Ein Radweg auf der Autobahn? So einfach ist es nicht

Bleibt die Frage wie mit dem aktuellen, 16. Bauabschnitt verfahren werden soll. Der Umbau zu einer Stadtstraße samt Radweg, den Grüne und Linke fordern, mag bei deren Wähler:innen gut ankommen. Realistisch ist die Forderung nicht.

Der bis zu 700 Millionen Euro teure Bau ist als Autobahn planfestgestellt. Der Bund wird diesen Beschluss nicht wieder aufheben, denn das zöge ein immenses Verwaltungsverfahren und große rechtliche Probleme nach sich. Und ein Radweg auf der Autobahn wäre auch rein praktisch und planerisch alles andere als einfach zu bewerkstelligen.

Gleichwohl kann der Abschnitt zwischen Neukölln und Treptow nicht wie einst geplant genutzt werden, wenn er Ende 2024 fertiggestellt wird. Die Kapazität der Strecke wird verringert werden müssen. Sonst träfen zu viele Fahrzeuge an der Abfahrt rund um den Treptower Park auf Stadtstraßen, die dafür nicht ausgelegt sind.

[Mehr über den Streit um die A100 lesen Abonnenten von T+ hier: Schneise der Verwünschung – darum geht es beim Kampf um die Berliner Stadtautobahn]

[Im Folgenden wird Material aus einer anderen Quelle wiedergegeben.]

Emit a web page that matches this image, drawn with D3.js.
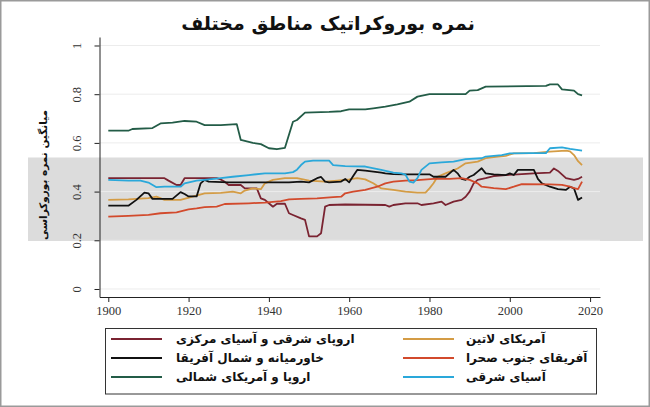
<!DOCTYPE html>
<html>
<head>
<meta charset="utf-8">
<script src="https://cdn.jsdelivr.net/npm/d3@7"></script>
<style>
  html, body { margin: 0; padding: 0; background: #fff; }
  svg { display: block; }
</style>
</head>
<body>
<svg id="chart" width="650" height="407"></svg>
<script>
// ---------- DATA ----------
const titleText = "نمره بوروکراتیک مناطق مختلف";
const yTitle = "میانگین نمره بوروکراسی";
const yTicks = [0, 0.2, 0.4, 0.6, 0.8, 1];
const yTickLabels = ["0", "0.2", "0.4", "0.6", "0.8", "1"];
const xTicks = [1900, 1920, 1940, 1960, 1980, 2000, 2020];
const xTickLabels = ["1900", "1920", "1940", "1960", "1980", "2000", "2020"];

const seriesNames = [
  "اروپای شرقی و آسیای مرکزی",
  "آمریکای لاتین",
  "خاورمیانه و شمال آفریقا",
  "آفریقای جنوب صحرا",
  "اروپا و آمریکای شمالی",
  "آسیای شرقی"
];
const seriesColors = ["#7a2331", "#d49c45", "#111111", "#d24a2c", "#235c47", "#2aa8da"];

const easternEurope = [[1900,.455],[1914,.455],[1915,.445],[1917,.427],[1918,.427],[1919,.455],[1927,.455],[1928,.45],[1929,.44],[1930,.427],[1933,.427],[1934,.413],[1937,.413],[1938,.372],[1939,.366],[1940,.352],[1941,.338],[1942,.350],[1944,.350],[1945,.311],[1946,.304],[1948,.29],[1949,.284],[1950,.216],[1952,.216],[1953,.229],[1954,.338],[1955,.345],[1959,.347],[1969,.345],[1970,.338],[1971,.345],[1974,.352],[1977,.352],[1978,.345],[1981,.352],[1983,.359],[1984,.345],[1986,.359],[1988,.366],[1989,.379],[1990,.40],[1991,.434],[1992,.448],[1994,.455],[1996,.464],[1999,.468],[2002,.471],[2006,.475],[2010,.478],[2011,.495],[2012,.485],[2014,.455],[2016,.448],[2017,.452],[2018,.461]];
const latinAmerica = [[1900,.366],[1905,.368],[1910,.373],[1912,.379],[1914,.366],[1918,.366],[1921,.379],[1924,.393],[1928,.395],[1931,.40],[1933,.393],[1934,.404],[1936,.413],[1938,.41],[1939,.434],[1941,.448],[1944,.455],[1947,.455],[1950,.445],[1954,.441],[1957,.445],[1960,.45],[1962,.455],[1964,.45],[1966,.434],[1968,.413],[1971,.407],[1974,.40],[1977,.396],[1979,.396],[1980,.413],[1981,.434],[1982,.461],[1984,.475],[1987,.495],[1989,.516],[1992,.523],[1994,.537],[1996,.542],[1999,.547],[2001,.557],[2006,.558],[2010,.564],[2014,.568],[2015,.565],[2016,.55],[2017,.525],[2018,.509]];
const middleEast = [[1900,.342],[1905,.342],[1907,.366],[1909,.396],[1910,.393],[1911,.370],[1916,.370],[1918,.398],[1919,.39],[1920,.38],[1922,.38],[1923,.434],[1924,.448],[1925,.441],[1930,.438],[1935,.438],[1940,.438],[1945,.438],[1948,.441],[1950,.438],[1952,.455],[1953,.46],[1954,.441],[1955,.438],[1958,.441],[1959,.452],[1960,.438],[1961,.464],[1962,.489],[1964,.486],[1966,.482],[1968,.478],[1969,.475],[1971,.472],[1974,.471],[1980,.471],[1981,.461],[1984,.461],[1985,.475],[1986,.489],[1987,.475],[1988,.452],[1989,.448],[1990,.461],[1991,.468],[1992,.482],[1993,.496],[1994,.475],[1996,.471],[1999,.468],[2000,.475],[2001,.468],[2002,.489],[2006,.489],[2007,.452],[2008,.434],[2010,.42],[2012,.41],[2014,.407],[2015,.42],[2016,.413],[2017,.366],[2018,.376]];
const subSaharan = [[1900,.297],[1905,.30],[1910,.304],[1913,.311],[1917,.315],[1920,.327],[1922,.331],[1924,.336],[1927,.338],[1929,.349],[1935,.352],[1939,.355],[1943,.361],[1945,.368],[1948,.370],[1952,.372],[1956,.377],[1958,.379],[1959,.393],[1961,.40],[1964,.407],[1967,.42],[1969,.434],[1971,.441],[1974,.445],[1977,.447],[1981,.452],[1985,.452],[1988,.455],[1990,.448],[1992,.434],[1993,.42],[1996,.414],[1999,.41],[2001,.42],[2003,.431],[2010,.43],[2013,.428],[2015,.42],[2016,.414],[2017,.41],[2018,.441]];
const europeNA = [[1900,.650],[1905,.650],[1906,.657],[1911,.661],[1913,.680],[1916,.683],[1919,.690],[1922,.687],[1924,.673],[1928,.673],[1932,.677],[1933,.612],[1936,.600],[1938,.595],[1940,.578],[1942,.574],[1944,.580],[1946,.687],[1947,.694],[1949,.724],[1955,.727],[1958,.730],[1960,.738],[1964,.738],[1966,.742],[1969,.749],[1972,.758],[1975,.769],[1977,.790],[1980,.800],[1989,.800],[1990,.815],[1992,.817],[1994,.831],[2009,.834],[2010,.840],[2012,.840],[2013,.820],[2016,.815],[2017,.800],[2018,.795]];
const eastAsia = [[1900,.448],[1905,.445],[1908,.445],[1910,.437],[1912,.418],[1914,.42],[1918,.42],[1919,.434],[1922,.445],[1924,.448],[1928,.455],[1931,.461],[1935,.468],[1939,.475],[1944,.475],[1946,.48],[1947,.49],[1948,.509],[1949,.523],[1951,.527],[1955,.527],[1956,.509],[1959,.505],[1964,.503],[1968,.489],[1971,.478],[1973,.475],[1974,.47],[1975,.441],[1976,.437],[1977,.455],[1978,.489],[1980,.516],[1983,.52],[1986,.523],[1989,.533],[1993,.537],[1994,.544],[1998,.55],[2000,.557],[2005,.558],[2009,.558],[2010,.578],[2013,.582],[2015,.575],[2018,.568]];

const allSeries = [easternEurope, latinAmerica, middleEast, subSaharan, europeNA, eastAsia];

// ---------- DRAW ----------
const svg = d3.select("#chart");
const W = 650, H = 407;
const persianFont = "'DejaVu Sans', 'Noto Sans', sans-serif";
const numFont = "'Liberation Serif', 'DejaVu Serif', serif";

// watermark band
svg.append("rect").attr("x", 28).attr("y", 157.5).attr("width", 615).attr("height", 83.5)
  .attr("fill", "#dcdcdc");

const x = d3.scaleLinear().domain([1897.81, 2022.47]).range([99.5, 600]);
const y = d3.scaleLinear().domain([-0.0329, 1.0349]).range([297, 37]);

// gridlines
svg.append("g").selectAll("line").data(yTicks).join("line")
  .attr("x1", 100).attr("x2", 600)
  .attr("y1", d => y(d)).attr("y2", d => y(d))
  .attr("stroke", "#ececec").attr("stroke-width", 1);

// y axis
const yAxis = svg.append("g").attr("transform", "translate(99.5,0)")
  .call(d3.axisLeft(y).tickValues(yTicks).tickSize(5).tickSizeOuter(0)
    .tickFormat((d, i) => yTickLabels[i]));
yAxis.select(".domain").attr("stroke", "#222");
yAxis.selectAll(".tick line").attr("stroke", "#222");
yAxis.selectAll(".tick text")
  .attr("x", null).attr("dy", null)
  .attr("transform", "translate(-19,0) rotate(-90)")
  .attr("text-anchor", "middle")
  .attr("font-family", numFont).attr("font-size", 12.5).attr("fill", "#333");

// x axis
const xAxis = svg.append("g").attr("transform", "translate(0,297)")
  .call(d3.axisBottom(x).tickValues(xTicks).tickSize(5).tickSizeOuter(0)
    .tickFormat((d, i) => xTickLabels[i]));
xAxis.select(".domain").attr("stroke", "#222");
xAxis.selectAll(".tick line").attr("stroke", "#222");
xAxis.selectAll(".tick text")
  .attr("y", 9).attr("dy", "0.71em")
  .attr("font-family", numFont).attr("font-size", 12.5).attr("fill", "#333");

// lines
const line = d3.line().x(d => x(d[0])).y(d => y(d[1])).curve(d3.curveLinear);
svg.append("g").selectAll("path").data(allSeries).join("path")
  .attr("d", line)
  .attr("fill", "none")
  .attr("stroke", (d, i) => seriesColors[i])
  .attr("stroke-width", 1.8)
  .attr("stroke-linejoin", "round");

// title
svg.append("text").attr("x", 328).attr("y", 30)
  .attr("text-anchor", "middle")
  .attr("font-family", persianFont).attr("font-weight", "bold")
  .attr("font-size", 19).attr("fill", "#111")
  .text(titleText);

// y title
svg.append("text")
  .attr("transform", "translate(47,175) rotate(-90)")
  .attr("text-anchor", "middle")
  .attr("font-family", persianFont).attr("font-weight", "bold")
  .attr("font-size", 10.5).attr("fill", "#111")
  .text(yTitle);

// legend
const lg = svg.append("g");
lg.append("rect").attr("x", 105.5).attr("y", 328.5).attr("width", 491).attr("height", 65.5)
  .attr("fill", "#fff").attr("stroke", "#333").attr("stroke-width", 1);
const rowsY = [339, 358, 377];
const colLineX = [111, 403];
const colTextX = [176, 466];
seriesNames.forEach((name, i) => {
  const col = i % 2, row = Math.floor(i / 2);
  lg.append("line")
    .attr("x1", colLineX[col]).attr("x2", colLineX[col] + 51)
    .attr("y1", rowsY[row]).attr("y2", rowsY[row])
    .attr("stroke", seriesColors[i]).attr("stroke-width", 2);
  lg.append("text")
    .attr("x", colTextX[col]).attr("y", rowsY[row])
    .attr("dy", "0.35em")
    .attr("text-anchor", "start")
    .attr("font-family", persianFont).attr("font-weight", "bold")
    .attr("font-size", 12).attr("fill", "#111")
    .text(name);
});

// outer border
svg.append("rect").attr("x", 0.75).attr("y", 0.75).attr("width", W - 1.5).attr("height", H - 1.5)
  .attr("fill", "none").attr("stroke", "#9a9a9a").attr("stroke-width", 1.5);
</script>
</body>
</html>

Der Verkehr würde kollabieren, zumal die nahe Elsenbrücke noch lange eine Großbaustelle sein wird. Die Straßen für mehr Autoverkehr tauglich zu machen kann nicht mehr das Ziel sein.

Also dürfen nicht so viele Fahrzeuge die Autobahn in Richtung Treptow verlassen. Möglich wäre das durch eine Reduzierung der Fahrstreifen. Daneben wird es andere Lösungen wie Pförtnerampeln an der Abfahrt geben müssen. Sie entlassen nur so viele Autos ins Stadtstraßennetz, wie dieses verträgt. So haben es auch zwei ehemalige Abteilungsleiter der Verkehrsverwaltung vorgeschlagen.

Die Folge ist abzusehen: Der Autobahnabschnitt würde zur Dauerstaustelle. Er stände symbolisch für ein teures Projekt, das die Stadt nicht voranbringt.